I did not get my rough draft done and had to ask for an extension, which is an awful thing to have to do. My ear was worse this weekend (hydrogen peroxide is making for a better day today) and I couldn’t think at all yesterday. I woke up at 4am Sunday morning after finally falling asleep sometime around 1am due to the general throbbing, piercing agony. I keep toying with the idea of going to a doctor but I know it’s not an infection — no fever — and so I don’t really know what they could do other than give me good drugs. Tempting, yes, but not likely to do much in the long run. Meanwhile I’m using heat and now the hydrogen peroxide again (my ear was too swollen before) and as a preventative, I’m taking minced garlic in honey. At least today I’m not in pain.

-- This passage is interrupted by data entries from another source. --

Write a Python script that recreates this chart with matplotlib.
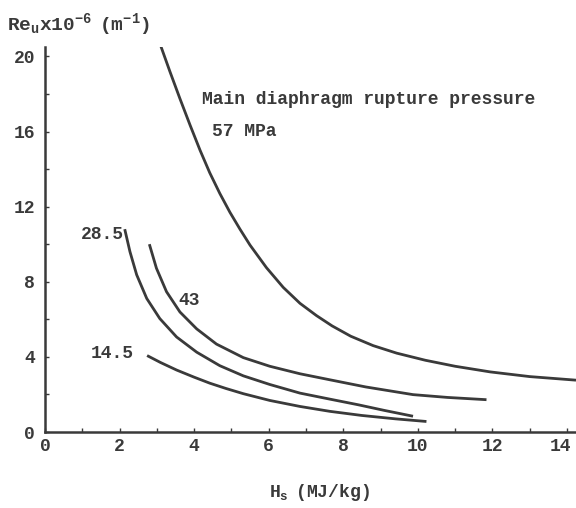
import matplotlib
matplotlib.use("Agg")
import matplotlib.pyplot as plt
from matplotlib.ticker import MultipleLocator
from matplotlib.transforms import ScaledTranslation

# Re_u x 10^-6 vs H_s, one curve per main diaphragm rupture pressure (MPa)
H_57 = [3.08, 3.35, 3.62, 3.89, 4.16, 4.42, 4.69, 4.96, 5.23, 5.50, 5.94, 6.39,
        6.84, 7.28, 7.70, 8.20, 8.80, 9.43, 10.2, 11.0, 11.94, 13.0, 14.24]
RE_57 = [20.7, 19.2, 17.75, 16.35, 15.0, 13.8, 12.7, 11.7, 10.8, 9.95, 8.75, 7.7,
         6.85, 6.2, 5.65, 5.1, 4.6, 4.2, 3.82, 3.5, 3.2, 2.95, 2.76]

H_43 = [2.80, 2.99, 3.26, 3.62, 4.07, 4.60, 5.32, 6.03, 6.84, 7.64, 8.6, 9.87, 10.8, 11.84]
RE_43 = [10.0, 8.72, 7.47, 6.39, 5.49, 4.68, 3.96, 3.5, 3.1, 2.78, 2.4, 1.99, 1.84, 1.72]

H_285 = [2.14, 2.28, 2.46, 2.73, 3.08, 3.53, 4.07, 4.69, 5.32, 6.03, 6.84, 7.64, 8.4, 9.1, 9.87]
RE_285 = [10.8, 9.6, 8.37, 7.11, 6.04, 5.06, 4.25, 3.53, 2.99, 2.53, 2.07, 1.75, 1.45, 1.15, 0.84]

H_145 = [2.74, 3.10, 3.53, 4.00, 4.42, 4.85, 5.32, 6.03, 6.84, 7.64, 8.5, 9.4, 10.23]
RE_145 = [4.07, 3.7, 3.3, 2.92, 2.6, 2.32, 2.04, 1.68, 1.36, 1.1, 0.88, 0.7, 0.56]

INK = "#3a3a3a"
FONT = "Liberation Mono"

plt.rcParams["font.family"] = FONT
plt.rcParams["font.weight"] = "bold"
plt.rcParams["mathtext.fontset"] = "custom"
plt.rcParams["mathtext.rm"] = FONT + ":bold"
plt.rcParams["mathtext.it"] = FONT + ":bold"

fig = plt.figure(figsize=(5.76, 5.08), dpi=100)
ax = fig.add_axes([0.078, 0.1496, 0.922, 0.7579])

for h, re in [(H_57, RE_57), (H_43, RE_43), (H_285, RE_285), (H_145, RE_145)]:
    ax.plot(h, re, color=INK, lw=2.0, solid_capstyle="butt", solid_joinstyle="round")

ax.set_xlim(0, 14.24)
ax.set_ylim(0, 20.5)
ax.xaxis.set_major_locator(MultipleLocator(2))
ax.xaxis.set_minor_locator(MultipleLocator(1))
ax.yaxis.set_major_locator(MultipleLocator(4))
ax.yaxis.set_minor_locator(MultipleLocator(2))
ax.tick_params(which="both", direction="in", length=3, width=1, color=INK,
               labelsize=13, labelcolor=INK)
ax.tick_params(axis="y", pad=7)
ax.tick_params(axis="x", pad=4)

for side in ("top", "right"):
    ax.spines[side].set_visible(False)
for side in ("left", "bottom"):
    ax.spines[side].set_linewidth(1.8)
    ax.spines[side].set_color(INK)

txt = dict(color=INK, fontsize=13)
ax.text(4.21, 17.7, "Main diaphragm rupture pressure", ha="left", va="center", **txt)
ax.text(4.48, 16.0, "57 MPa", ha="left", va="center", **txt)
ax.text(2.12, 10.5, "28.5", ha="right", va="center", **txt)
ax.text(3.86, 7.0, "43", ha="center", va="center", **txt)
ax.text(2.39, 4.16, "14.5", ha="right", va="center", **txt)

fig.text(0.012, 0.941, r"$\mathrm{Re_u x10^{-6}\ \ (m^{-1})}$", ha="left",
         va="baseline", color=INK, fontsize=14)
fig.text(0.554, 0.031, r"$\mathrm{H_s\ \ (MJ/kg)}$", ha="center", va="center",
         color=INK, fontsize=13)

# the last x label sits a little left of its tick, as in the original typescript
fig.canvas.draw()
shift = ScaledTranslation(-5 / 72, 0, fig.dpi_scale_trans)
for lab in ax.get_xticklabels():
    if lab.get_text() == "14":
        lab.set_transform(lab.get_transform() + shift)

fig.savefig("out.png", dpi=100)
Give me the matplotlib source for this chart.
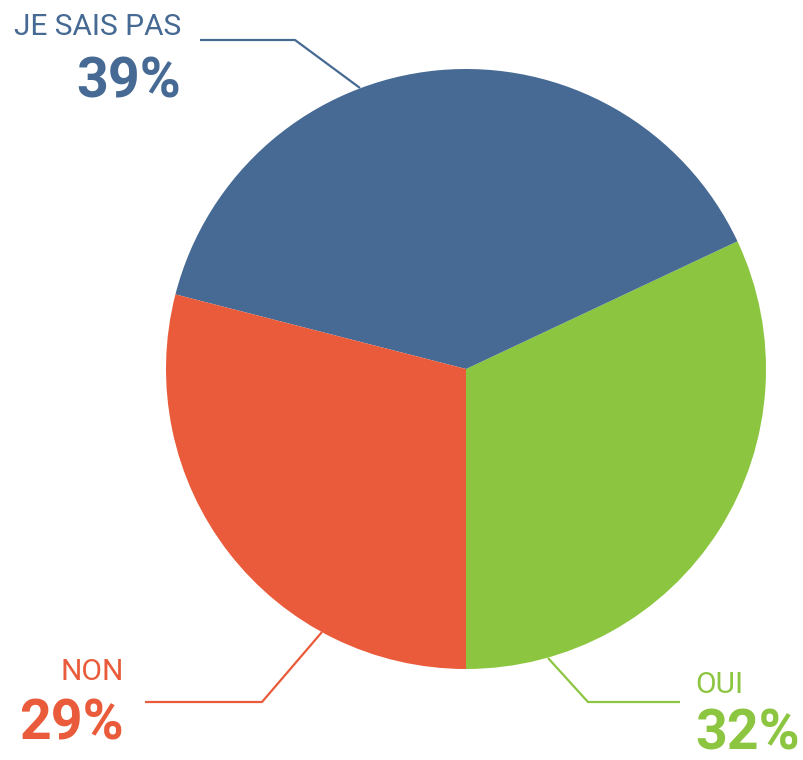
import matplotlib
matplotlib.use("Agg")
from matplotlib import pyplot as plt

labels = ["OUI", "JE SAIS PAS", "NON"]
values = [32, 39, 29]
colors = ["#8CC540", "#466A93", "#E95B3A"]

fig = plt.figure(figsize=(8.04, 7.6), dpi=100)
ax = fig.add_axes([0, 0, 1, 1])

# pie in pixel coords (y axis points down, so counterclock=False gives ccw on screen)
ax.pie(values, colors=colors, startangle=90, counterclock=False,
       center=(466, 369), radius=300, frame=True,
       wedgeprops=dict(linewidth=0))
ax.set_xlim(0, 804)
ax.set_ylim(760, 0)
ax.set_aspect("equal")
ax.axis("off")

# leader line points, text x, label baseline, percent baseline, alignment
leaders = {
    "OUI": ([548, 588, 680], [658, 702, 702], 695, 693, 749, "left"),
    "JE SAIS PAS": ([360, 295, 200], [88, 40, 40], 181, 35, 97, "right"),
    "NON": ([322, 262, 145], [632, 702, 702], 124, 680, 740, "right"),
}

for lab, val, col in zip(labels, values, colors):
    xs, ys, tx, ty1, ty2, ha = leaders[lab]
    ax.plot(xs, ys, color=col, lw=1.6, solid_capstyle="butt")
    ax.text(tx, ty1, lab, color=col, fontsize=21.5, ha=ha, va="baseline",
            family="Roboto")
    ax.text(tx, ty2, f"{val}%", color=col, fontsize=40, ha=ha, va="baseline",
            family="Roboto", fontweight="bold")

fig.savefig("out.png", dpi=100)
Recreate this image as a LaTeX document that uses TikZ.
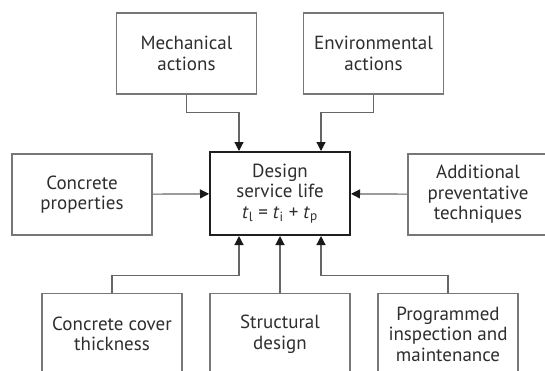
\documentclass[tikz,border=0pt]{standalone}
\usepackage{fontspec}
\setmainfont{PT Sans}
\usetikzlibrary{positioning}
\usetikzlibrary{arrows.meta}
\definecolor{boxgray}{HTML}{777777}
\definecolor{textgray}{HTML}{2E2E2E}
\definecolor{linegray}{HTML}{666666}

\begin{document}
\begin{tikzpicture}[x=1pt,y=-1pt,
  box/.style={rectangle,draw=boxgray,line width=1.3pt,fill=white,text=textgray,
    minimum width=140pt,minimum height=81pt,inner sep=0pt,align=center,
    font=\fontsize{19}{20.5}\selectfont},
  mainbox/.style={box,draw=black!88,line width=2pt,minimum height=83pt},
  link/.style={draw=linegray,line width=1.2pt,
    -{Triangle[width=9pt,length=9pt,color=black!90]}}]

  \useasboundingbox (0,0) rectangle (545,370);

  % 2. Ebene
  \node[mainbox] (life) at (280,193.5)
    {Design\\service life\\\textit{t}\textsubscript{l} = \textit{t}\textsubscript{i} + \textit{t}\textsubscript{p}};
  \node[box] (props) [left=198pt of life.center,anchor=center,yshift=-1pt] {Concrete\\properties};
  \node[box] (extra) [right=198pt of life.center,anchor=center,yshift=-1pt] {Additional\\preventative\\techniques};

  % 1. Ebene
  \node[box] (mech) [above left=140pt and 93.5pt of life.center,anchor=center] {Mechanical\\actions};
  \node[box] (env)  [above right=140pt and 93.5pt of life.center,anchor=center] {Environmental\\actions};

  % 3. Ebene
  \node[box] (cover)  [below left=140.5pt and 168pt of life.center,anchor=center] {Concrete cover\\thickness};
  \node[box] (struct) [below=140.5pt of life.center,anchor=center] {Structural\\design};
  \node[box] (insp)   [below right=140.5pt and 168pt of life.center,anchor=center] {Programmed\\inspection and\\maintenance};

  \draw[link] (mech.south) -- ++(0,18) -| ([xshift=-41pt]life.north);
  \draw[link] (env.south)  -- ++(0,18) -| ([xshift=41pt]life.north);
  \draw[link] (cover.north) -- ++(0,-17) -| ([xshift=-41pt]life.south);
  \draw[link] (insp.north)  -- ++(0,-17) -| ([xshift=41pt]life.south);

  \path[link]
    (props)  edge (life)
    (extra)  edge (life)
    (struct) edge (life);

\end{tikzpicture}
\end{document}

Anyway, yesterday was a wash. I sat outside on the deck trying to work (that sounds so fancy but if you saw our wee little deck it would spoil the image so just keep imagining me on a spacious redwood deck, typing away) but I was having trouble thinking.

This is a tough topic because there’s so damn much to say and I have to whittle it down. I’ve tried whittling it down here and there and then over here again and it’s just not flowing. I’m pretty frustrated.

I’m hoping that taking a break today to focus on general housekeeping and kid hostessing will give me enough distance to come back fresh tonight. And tomorrow I’m just going to sit at the kitchen table and work. I’ve got some projects and things set aside to keep Noah busy (I stash things here and there for just such emergencies). Sometimes those are my best days with both of us cozy, working in companionable silence.

I know we won’t get as much of that if Madison comes (crossed fingers and all that) so it’d be nice to get a session in tomorrow.